Además de la soberbia, una las características que distingue a los autoritarios es su refractariedad a la crítica. El autoritario adora el poder (en particular el suyo) y no acepta ni puede aceptar que alguien lo mancille señalando los errores y las equivocaciones que comete o, simplemente, criticándolo.

Es algo que está en su más profunda esencia. Ser tolerante con la crítica implica reconocer que existen opiniones distintas que no sólo tienen el derecho de ser expresadas (y que, por lo tanto, en principio son legítimas), sino que, incluso, pueden ser ciertas, válidas o tener razón si están debidamente sustentadas y justificadas. En otras palabras, aceptar la posibilidad de que el poder pueda ser contestado o estar sujeto al escrutinio abre la puerta a la eventualidad de que se demuestren los errores o las equivocaciones que éste puede cometer o bien a que se evidencien las falacias o las mentiras de sus dichos. Por eso autoritarios repudian la crítica, desautorizan a sus detractores y son profundamente intolerantes con quien piensa de manera diferente a ellos.

Por principio, los autoritarios gustan de imponer su punto de vista como el único legítimo y válido. Sus planteamientos se pretenden que sean asumidos como la verdad, como algo incuestionable e irrefutable, que no puede ser cuestionado o debatido, porque la posibilidad de que quien gobierna pueda equivocarse o cometer errores resulta algo inaceptable.

Los autoritarios están convencidos de la santidad de su poder y de la superioridad que tienen sus decisiones. Por eso no discuten. Por principio prefieren descalificar, deslegitimar y negarles autoridad a los dichos de sus adversarios antes que entrar en una interlocución que implique interactuar y argumentar con aquellos.

Una actitud democrática implica, por el contrario, aceptar no sólo la posibilidad de que existan diversos puntos de vista sino además reconocer la legitimidad que tienen cada uno de ellos para ser expresados y defendidos públicamente, se esté o no de acuerdo con los mismos.

En ese sentido, los gobiernos morenistas han tenido y siguen manteniendo una actitud profundamente autoritaria.
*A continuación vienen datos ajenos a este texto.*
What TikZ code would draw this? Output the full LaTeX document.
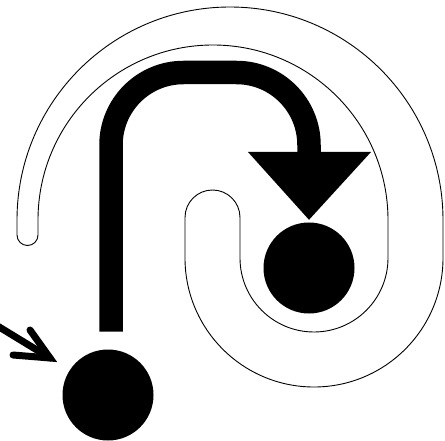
\documentclass[tikz,border=0pt]{standalone}
\usetikzlibrary{calc}
\begin{document}
\begin{tikzpicture}[x=1pt,y=1pt,
  dot/.style={circle,fill=black,draw=none,inner sep=0pt,minimum size=91pt},
  thinline/.style={draw=black,line width=0.9pt,line join=round},
  bigstroke/.style={draw=black,line width=23.5pt,line cap=butt},
  pointer/.style={draw=black,line width=7pt,line cap=round,miter limit=10}]
\useasboundingbox (0,0) rectangle (445,440);
\clip (0,0) rectangle (445,440);
% outline tube
\draw[thinline] (17,205) -- (17,220)
  arc[start angle=180,end angle=0,radius=213pt] -- (443,182)
  arc[start angle=0,end angle=-180,radius=129pt] -- (185,222.5)
  arc[start angle=180,end angle=0,radius=27.5pt] -- (240,182)
  arc[start angle=180,end angle=360,radius=74pt] -- (388,220)
  arc[start angle=0,end angle=180,radius=175pt] -- (38,205)
  arc[start angle=0,end angle=-180,radius=10.5pt] -- cycle;
% dots
\node[dot] (start) at (108,45) {};
\node[dot] (goal) at (309,172) {};
% big arrow
\coordinate (tailtop) at ($(start.north)+(3,17.8)$);
\coordinate (headbase) at (309,287);
\coordinate (headtip) at ($(goal.north)+(0,2.5)$);
\draw[bigstroke] (tailtop) -- (111,295)
  arc[start angle=180,end angle=90,radius=72.5pt] -- (236.5,367.5)
  arc[start angle=90,end angle=0,radius=72.5pt] -- (headbase);
\fill[black] (248,288) -- (371,288) -- (headtip) -- cycle;
% small pointer
\coordinate (ptip) at (50,82);
\draw[pointer] (-10,118.6) -- (ptip);
\draw[pointer,line join=miter] (13,85) -- (ptip) -- (30,110);
\end{tikzpicture}
\end{document}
Y eso no ha cambiado un ápice del gobierno de López Obrador al de Claudia Sheinbaum que hasta en eso se ha mimetizado con su antecesor.

El último botón de muestra es el desprecio y las descalificaciones que la presidenta Sheinbaum ha manifestado frente a la indignación y a las críticas que ha suscitado el descubrimiento de un campo de entrenamiento del crimen organizado en Teuchitlán que, habiendo sido asegurado por la Guardia Nacional y la Fiscalía de Jalisco, siguió operando hasta hace apenas unos días cuando la actuación de un grupo de madres buscadoras lo colocó en el mapa informativo nacional.

Con independencia de que el “Rancho Izaguirre” haya sido o no un “campo de exterminio” del cártel que asola ese Estado, como se manejó noticiosamente en un principio, el sólo hecho de que ahí se hubieran ocultado restos humanos y que haya sido utilizado para adiestrar a cientos de jóvenes simultáneamente en actividades criminales —como lo han sostenido las crónicas de varios testigos de los hechos— es un hecho indignante que justifica la crítica más severa al Estado (con independencia de la responsabilidad específica de los distintos órdenes de gobierno) y las fracasadas políticas de seguridad que se han instrumentado.

En vez de reconocer la gravedad del hecho y la existencia de ese espacio operado por el crimen organizado (un fenómeno cuyo combate y persecución penal le corresponde a las autoridades federales) durante los gobiernos morenistas, mientras prevalecía la fallida estrategia de “abrazos no balazos”, la presidenta Sheinbaum, ofendida, se dedicó a descalificar los reportes periodísticos, las críticas de la oposición y hasta los dichos de los grupos de búsqueda de personas, considerándolos como una campaña en contra de su gobierno a la que calificó de “oportunista, hipócrita, carroñera”.

Es cierto que Sheinbaum se vio obligada por las circunstancias a presentar un nuevo plan para atender el problema de los desaparecidos que, incluso con el maquillaje al que el morenismo sometió las cifras oficiales, rebasa los 110 mil casos. Habrá que ver si sirve de algo. Lo que si quedará para la historia es el preocupante modo autoritario con el que la presidenta se conduce.